■ Exercise goal:
Look below for the line containing "Output the Python" and the line containing "est_flags = [False, False, False, True, True, True]"; repeat exactly those two lines and all lines between them, and nothing else.
** Begin **
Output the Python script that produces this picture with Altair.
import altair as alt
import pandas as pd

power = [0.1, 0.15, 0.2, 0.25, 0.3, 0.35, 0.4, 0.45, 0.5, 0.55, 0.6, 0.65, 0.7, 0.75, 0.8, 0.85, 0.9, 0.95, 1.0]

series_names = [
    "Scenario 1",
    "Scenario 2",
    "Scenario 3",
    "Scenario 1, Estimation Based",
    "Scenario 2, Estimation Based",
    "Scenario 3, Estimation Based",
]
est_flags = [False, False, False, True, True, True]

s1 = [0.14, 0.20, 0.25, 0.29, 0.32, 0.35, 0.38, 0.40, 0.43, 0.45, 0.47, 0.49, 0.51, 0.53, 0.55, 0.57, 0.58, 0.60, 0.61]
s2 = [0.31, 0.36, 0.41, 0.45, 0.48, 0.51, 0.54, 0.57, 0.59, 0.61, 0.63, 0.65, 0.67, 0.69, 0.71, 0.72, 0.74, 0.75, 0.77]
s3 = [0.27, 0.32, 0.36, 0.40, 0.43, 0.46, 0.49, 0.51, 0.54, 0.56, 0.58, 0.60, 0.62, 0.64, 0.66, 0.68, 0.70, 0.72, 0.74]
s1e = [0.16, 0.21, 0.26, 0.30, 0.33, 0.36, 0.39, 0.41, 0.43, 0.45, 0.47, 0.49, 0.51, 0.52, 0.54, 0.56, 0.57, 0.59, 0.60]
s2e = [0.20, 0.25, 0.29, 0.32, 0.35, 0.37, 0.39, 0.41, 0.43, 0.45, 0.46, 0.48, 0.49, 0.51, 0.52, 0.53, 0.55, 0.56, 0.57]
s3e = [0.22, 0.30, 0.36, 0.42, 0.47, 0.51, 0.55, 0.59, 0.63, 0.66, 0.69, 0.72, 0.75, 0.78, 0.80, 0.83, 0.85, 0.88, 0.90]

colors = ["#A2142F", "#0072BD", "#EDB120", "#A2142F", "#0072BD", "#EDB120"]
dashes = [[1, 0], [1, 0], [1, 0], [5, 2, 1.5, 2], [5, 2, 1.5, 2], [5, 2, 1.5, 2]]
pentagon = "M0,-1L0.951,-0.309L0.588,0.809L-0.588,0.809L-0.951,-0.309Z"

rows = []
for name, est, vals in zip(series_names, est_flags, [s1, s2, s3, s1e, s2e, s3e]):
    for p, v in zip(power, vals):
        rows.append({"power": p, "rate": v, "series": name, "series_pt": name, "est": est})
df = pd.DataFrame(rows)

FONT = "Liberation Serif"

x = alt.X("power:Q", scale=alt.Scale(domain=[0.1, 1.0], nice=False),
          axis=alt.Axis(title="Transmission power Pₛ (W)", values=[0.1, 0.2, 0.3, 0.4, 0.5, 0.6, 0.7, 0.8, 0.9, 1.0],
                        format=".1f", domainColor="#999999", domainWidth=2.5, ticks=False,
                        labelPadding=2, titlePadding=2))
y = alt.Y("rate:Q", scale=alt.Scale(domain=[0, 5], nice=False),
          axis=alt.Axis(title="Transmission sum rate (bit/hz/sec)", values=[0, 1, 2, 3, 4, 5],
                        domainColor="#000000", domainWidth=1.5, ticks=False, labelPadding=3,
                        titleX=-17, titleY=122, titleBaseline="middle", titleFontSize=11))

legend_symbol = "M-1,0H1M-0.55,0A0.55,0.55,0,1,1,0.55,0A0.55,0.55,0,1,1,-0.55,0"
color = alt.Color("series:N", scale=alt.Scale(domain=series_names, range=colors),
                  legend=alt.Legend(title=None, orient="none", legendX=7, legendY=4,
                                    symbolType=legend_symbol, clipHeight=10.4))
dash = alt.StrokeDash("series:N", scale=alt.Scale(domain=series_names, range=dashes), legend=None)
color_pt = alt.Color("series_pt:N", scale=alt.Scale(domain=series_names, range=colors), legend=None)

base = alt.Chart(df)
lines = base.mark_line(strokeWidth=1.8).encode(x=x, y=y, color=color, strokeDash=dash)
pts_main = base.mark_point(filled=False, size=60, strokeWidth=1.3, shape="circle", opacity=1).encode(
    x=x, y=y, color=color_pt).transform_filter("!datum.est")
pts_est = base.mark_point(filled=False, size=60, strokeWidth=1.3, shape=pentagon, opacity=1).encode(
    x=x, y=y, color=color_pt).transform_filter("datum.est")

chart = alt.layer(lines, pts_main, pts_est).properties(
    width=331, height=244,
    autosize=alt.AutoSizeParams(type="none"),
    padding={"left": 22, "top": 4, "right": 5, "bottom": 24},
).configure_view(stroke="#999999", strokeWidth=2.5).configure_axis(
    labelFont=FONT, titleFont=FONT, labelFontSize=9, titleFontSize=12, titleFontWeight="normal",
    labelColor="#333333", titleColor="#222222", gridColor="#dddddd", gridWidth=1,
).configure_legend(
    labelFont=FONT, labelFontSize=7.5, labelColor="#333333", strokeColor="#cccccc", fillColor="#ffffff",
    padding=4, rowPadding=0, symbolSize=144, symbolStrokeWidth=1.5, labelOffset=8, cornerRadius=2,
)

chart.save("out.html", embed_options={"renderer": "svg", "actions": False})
** End **
** Begin **
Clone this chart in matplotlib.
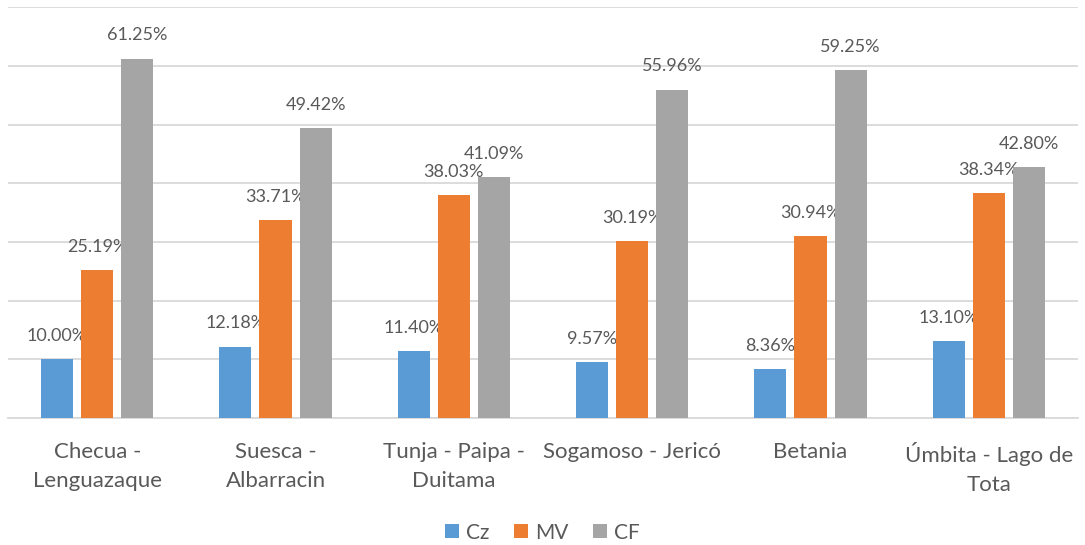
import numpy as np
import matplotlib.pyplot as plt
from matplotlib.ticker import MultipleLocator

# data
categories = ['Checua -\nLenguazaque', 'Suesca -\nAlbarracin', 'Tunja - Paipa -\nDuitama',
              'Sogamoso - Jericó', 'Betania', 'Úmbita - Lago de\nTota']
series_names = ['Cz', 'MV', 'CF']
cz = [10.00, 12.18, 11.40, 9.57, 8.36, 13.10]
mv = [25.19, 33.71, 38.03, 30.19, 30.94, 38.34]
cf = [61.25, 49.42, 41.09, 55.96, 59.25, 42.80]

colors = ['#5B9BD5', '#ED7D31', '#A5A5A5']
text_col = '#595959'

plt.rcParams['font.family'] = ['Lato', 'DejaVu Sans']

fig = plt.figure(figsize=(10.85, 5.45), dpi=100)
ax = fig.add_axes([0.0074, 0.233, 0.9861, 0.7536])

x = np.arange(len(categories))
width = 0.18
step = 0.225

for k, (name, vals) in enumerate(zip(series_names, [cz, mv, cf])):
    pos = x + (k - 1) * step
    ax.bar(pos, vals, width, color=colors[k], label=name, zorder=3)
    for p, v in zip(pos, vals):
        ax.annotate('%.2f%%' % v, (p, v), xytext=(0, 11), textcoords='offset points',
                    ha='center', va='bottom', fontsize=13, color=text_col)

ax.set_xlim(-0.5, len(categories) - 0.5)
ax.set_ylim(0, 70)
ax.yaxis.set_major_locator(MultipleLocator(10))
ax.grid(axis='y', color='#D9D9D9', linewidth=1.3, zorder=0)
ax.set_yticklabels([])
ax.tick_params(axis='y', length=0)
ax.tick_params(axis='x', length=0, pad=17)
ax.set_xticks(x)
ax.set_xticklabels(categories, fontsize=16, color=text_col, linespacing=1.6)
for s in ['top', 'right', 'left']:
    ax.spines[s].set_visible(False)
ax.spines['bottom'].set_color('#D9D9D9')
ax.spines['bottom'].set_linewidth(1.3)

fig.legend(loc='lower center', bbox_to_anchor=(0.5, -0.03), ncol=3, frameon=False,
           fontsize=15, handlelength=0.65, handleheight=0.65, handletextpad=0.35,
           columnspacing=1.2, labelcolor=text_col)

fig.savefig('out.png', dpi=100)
** End **
** Begin **
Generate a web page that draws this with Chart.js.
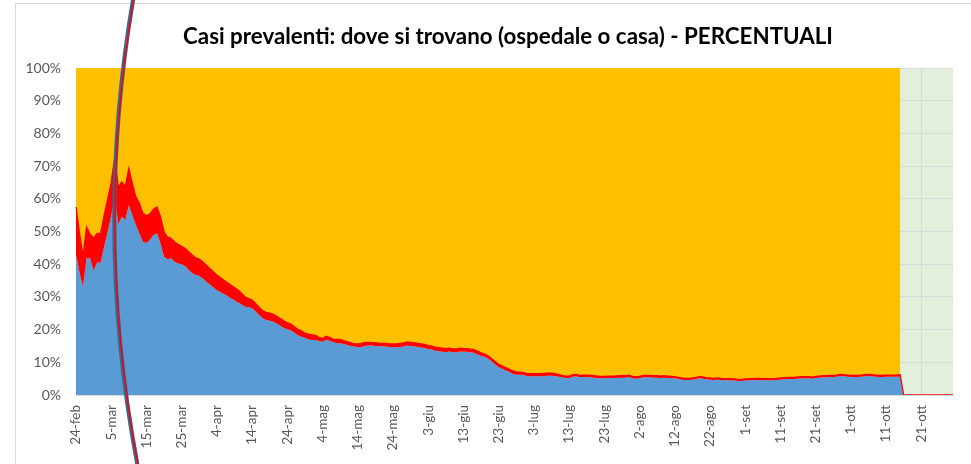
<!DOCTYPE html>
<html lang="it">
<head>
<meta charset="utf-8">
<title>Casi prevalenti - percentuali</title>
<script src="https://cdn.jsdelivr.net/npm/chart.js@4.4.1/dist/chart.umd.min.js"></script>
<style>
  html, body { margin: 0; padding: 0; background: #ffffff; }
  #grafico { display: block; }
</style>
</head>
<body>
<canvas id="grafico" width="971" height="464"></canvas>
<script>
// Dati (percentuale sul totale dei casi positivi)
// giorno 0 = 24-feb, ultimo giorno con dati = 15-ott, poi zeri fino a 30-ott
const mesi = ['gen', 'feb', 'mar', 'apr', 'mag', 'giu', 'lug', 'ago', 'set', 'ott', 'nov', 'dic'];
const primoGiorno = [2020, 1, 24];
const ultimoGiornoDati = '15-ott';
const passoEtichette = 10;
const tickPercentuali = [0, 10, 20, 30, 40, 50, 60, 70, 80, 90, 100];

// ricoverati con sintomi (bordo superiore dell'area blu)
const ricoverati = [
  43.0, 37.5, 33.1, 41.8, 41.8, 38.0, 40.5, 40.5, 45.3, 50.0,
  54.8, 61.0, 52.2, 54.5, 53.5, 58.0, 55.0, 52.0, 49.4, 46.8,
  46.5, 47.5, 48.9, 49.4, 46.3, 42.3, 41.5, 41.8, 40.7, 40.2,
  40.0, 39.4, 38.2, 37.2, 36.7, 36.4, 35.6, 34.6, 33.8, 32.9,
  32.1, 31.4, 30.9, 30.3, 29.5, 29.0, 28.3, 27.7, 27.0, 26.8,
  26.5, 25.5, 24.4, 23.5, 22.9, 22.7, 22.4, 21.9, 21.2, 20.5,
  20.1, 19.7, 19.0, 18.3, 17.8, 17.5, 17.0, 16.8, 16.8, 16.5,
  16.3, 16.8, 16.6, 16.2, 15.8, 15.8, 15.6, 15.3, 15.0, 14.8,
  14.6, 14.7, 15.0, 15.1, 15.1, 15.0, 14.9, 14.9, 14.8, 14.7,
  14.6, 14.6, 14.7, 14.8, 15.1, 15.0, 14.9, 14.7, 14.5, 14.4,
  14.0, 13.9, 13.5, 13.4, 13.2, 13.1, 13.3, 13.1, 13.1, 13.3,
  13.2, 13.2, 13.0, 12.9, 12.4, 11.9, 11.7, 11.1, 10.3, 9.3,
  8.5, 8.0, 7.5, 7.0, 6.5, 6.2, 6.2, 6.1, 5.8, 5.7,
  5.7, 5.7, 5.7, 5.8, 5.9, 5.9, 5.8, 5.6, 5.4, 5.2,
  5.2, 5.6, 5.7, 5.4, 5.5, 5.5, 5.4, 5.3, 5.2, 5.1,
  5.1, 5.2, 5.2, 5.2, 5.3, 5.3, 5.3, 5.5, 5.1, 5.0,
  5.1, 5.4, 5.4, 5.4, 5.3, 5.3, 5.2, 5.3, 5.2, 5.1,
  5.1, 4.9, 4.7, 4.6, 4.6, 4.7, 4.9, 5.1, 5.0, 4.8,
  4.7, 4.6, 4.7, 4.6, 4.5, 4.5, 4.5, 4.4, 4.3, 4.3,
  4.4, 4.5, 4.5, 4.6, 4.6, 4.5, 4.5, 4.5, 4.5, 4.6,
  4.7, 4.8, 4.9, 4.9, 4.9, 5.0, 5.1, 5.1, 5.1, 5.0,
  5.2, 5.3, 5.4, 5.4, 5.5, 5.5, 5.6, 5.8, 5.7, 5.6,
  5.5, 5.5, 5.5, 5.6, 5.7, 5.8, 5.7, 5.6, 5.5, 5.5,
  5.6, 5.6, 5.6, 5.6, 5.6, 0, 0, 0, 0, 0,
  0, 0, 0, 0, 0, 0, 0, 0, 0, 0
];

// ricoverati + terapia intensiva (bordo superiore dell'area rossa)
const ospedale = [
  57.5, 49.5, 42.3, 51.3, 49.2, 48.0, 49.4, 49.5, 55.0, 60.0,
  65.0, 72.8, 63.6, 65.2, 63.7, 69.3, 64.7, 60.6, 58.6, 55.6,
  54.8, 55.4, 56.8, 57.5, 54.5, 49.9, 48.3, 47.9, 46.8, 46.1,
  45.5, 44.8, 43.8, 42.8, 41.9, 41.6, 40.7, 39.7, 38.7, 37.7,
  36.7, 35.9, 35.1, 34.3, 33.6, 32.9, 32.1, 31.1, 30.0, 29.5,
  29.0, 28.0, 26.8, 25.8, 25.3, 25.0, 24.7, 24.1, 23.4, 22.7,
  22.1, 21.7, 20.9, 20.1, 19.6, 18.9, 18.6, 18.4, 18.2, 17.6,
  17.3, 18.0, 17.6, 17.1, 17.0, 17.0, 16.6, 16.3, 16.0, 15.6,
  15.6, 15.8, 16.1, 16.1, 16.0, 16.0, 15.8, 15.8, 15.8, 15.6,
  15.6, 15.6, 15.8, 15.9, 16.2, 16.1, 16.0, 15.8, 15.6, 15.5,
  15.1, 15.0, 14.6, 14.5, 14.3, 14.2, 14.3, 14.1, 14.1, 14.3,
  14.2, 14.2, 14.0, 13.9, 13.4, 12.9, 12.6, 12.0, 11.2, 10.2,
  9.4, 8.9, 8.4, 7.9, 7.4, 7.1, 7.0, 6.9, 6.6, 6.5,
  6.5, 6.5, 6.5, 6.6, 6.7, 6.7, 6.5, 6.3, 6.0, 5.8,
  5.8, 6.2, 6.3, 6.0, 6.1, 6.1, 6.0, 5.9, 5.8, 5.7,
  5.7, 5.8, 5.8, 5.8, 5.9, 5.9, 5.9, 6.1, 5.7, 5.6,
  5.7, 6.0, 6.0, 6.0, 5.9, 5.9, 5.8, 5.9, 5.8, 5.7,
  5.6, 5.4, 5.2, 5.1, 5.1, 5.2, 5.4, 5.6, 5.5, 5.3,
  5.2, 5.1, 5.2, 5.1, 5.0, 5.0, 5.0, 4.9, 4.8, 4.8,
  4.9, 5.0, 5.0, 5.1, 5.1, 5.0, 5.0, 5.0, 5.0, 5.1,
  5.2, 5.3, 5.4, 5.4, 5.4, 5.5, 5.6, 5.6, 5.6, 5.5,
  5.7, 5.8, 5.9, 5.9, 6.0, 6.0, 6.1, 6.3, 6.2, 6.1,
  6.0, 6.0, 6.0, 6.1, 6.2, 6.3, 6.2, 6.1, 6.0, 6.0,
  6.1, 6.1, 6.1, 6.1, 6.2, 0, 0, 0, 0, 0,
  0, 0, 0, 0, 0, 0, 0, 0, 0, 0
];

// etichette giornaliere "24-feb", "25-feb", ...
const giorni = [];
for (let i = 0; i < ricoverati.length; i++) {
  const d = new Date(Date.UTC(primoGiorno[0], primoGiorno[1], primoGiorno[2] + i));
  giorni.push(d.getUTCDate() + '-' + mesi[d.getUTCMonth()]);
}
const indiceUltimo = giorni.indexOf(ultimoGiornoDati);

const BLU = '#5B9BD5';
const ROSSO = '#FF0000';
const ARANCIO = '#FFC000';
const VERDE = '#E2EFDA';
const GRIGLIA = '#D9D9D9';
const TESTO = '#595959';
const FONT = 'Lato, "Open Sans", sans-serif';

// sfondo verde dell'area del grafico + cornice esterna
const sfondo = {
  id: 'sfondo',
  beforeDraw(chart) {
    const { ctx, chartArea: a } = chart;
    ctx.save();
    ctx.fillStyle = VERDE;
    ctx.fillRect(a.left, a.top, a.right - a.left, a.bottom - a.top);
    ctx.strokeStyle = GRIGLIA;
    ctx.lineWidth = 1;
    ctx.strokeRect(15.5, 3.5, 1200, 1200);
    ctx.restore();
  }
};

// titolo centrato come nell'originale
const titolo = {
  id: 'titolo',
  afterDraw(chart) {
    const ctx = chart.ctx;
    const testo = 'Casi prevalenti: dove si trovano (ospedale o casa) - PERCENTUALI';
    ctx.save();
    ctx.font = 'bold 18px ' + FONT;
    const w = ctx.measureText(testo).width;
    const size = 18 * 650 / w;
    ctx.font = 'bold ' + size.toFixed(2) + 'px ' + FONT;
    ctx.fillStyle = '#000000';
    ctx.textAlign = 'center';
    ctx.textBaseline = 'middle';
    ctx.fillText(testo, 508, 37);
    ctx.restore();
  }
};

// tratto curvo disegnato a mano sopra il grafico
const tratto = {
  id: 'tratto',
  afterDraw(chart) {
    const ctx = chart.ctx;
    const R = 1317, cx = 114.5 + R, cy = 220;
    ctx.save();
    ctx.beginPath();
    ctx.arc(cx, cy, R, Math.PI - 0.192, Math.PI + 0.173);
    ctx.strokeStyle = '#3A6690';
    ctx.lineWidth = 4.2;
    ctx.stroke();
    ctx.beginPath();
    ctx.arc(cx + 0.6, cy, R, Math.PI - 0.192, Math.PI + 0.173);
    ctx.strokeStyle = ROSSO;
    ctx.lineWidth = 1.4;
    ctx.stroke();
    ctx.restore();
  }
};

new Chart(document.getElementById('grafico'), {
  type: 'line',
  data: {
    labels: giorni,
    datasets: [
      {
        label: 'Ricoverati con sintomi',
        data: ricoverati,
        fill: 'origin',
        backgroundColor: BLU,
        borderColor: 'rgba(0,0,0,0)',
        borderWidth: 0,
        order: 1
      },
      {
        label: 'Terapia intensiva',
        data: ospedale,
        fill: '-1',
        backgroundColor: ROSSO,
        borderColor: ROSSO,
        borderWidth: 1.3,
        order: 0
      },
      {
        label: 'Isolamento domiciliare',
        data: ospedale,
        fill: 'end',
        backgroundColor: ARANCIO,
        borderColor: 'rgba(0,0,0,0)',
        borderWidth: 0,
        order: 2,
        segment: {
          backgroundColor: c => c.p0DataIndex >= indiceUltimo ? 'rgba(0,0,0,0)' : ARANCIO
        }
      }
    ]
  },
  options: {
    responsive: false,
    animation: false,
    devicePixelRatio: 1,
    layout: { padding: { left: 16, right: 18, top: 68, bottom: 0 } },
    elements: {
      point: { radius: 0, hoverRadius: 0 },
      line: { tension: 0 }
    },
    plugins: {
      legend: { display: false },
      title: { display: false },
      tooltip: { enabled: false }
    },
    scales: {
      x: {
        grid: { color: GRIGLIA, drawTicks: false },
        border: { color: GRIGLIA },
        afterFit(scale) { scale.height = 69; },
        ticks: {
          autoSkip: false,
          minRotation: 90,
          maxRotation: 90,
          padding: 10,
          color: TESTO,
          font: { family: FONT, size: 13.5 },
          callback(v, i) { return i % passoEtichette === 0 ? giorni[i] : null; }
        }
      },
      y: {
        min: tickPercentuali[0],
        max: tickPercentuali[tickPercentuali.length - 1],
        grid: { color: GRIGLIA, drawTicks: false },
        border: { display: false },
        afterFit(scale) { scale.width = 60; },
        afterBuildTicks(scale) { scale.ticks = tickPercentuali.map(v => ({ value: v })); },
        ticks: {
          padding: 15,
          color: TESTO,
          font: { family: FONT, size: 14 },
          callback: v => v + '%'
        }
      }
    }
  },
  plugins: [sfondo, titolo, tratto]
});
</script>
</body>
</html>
** End **
■ Written response:
Output the Python script that produces this picture with Altair.
import altair as alt
import pandas as pd

power = [0.1, 0.15, 0.2, 0.25, 0.3, 0.35, 0.4, 0.45, 0.5, 0.55, 0.6, 0.65, 0.7, 0.75, 0.8, 0.85, 0.9, 0.95, 1.0]

series_names = [
    "Scenario 1",
    "Scenario 2",
    "Scenario 3",
    "Scenario 1, Estimation Based",
    "Scenario 2, Estimation Based",
    "Scenario 3, Estimation Based",
]
est_flags = [False, False, False, True, True, True]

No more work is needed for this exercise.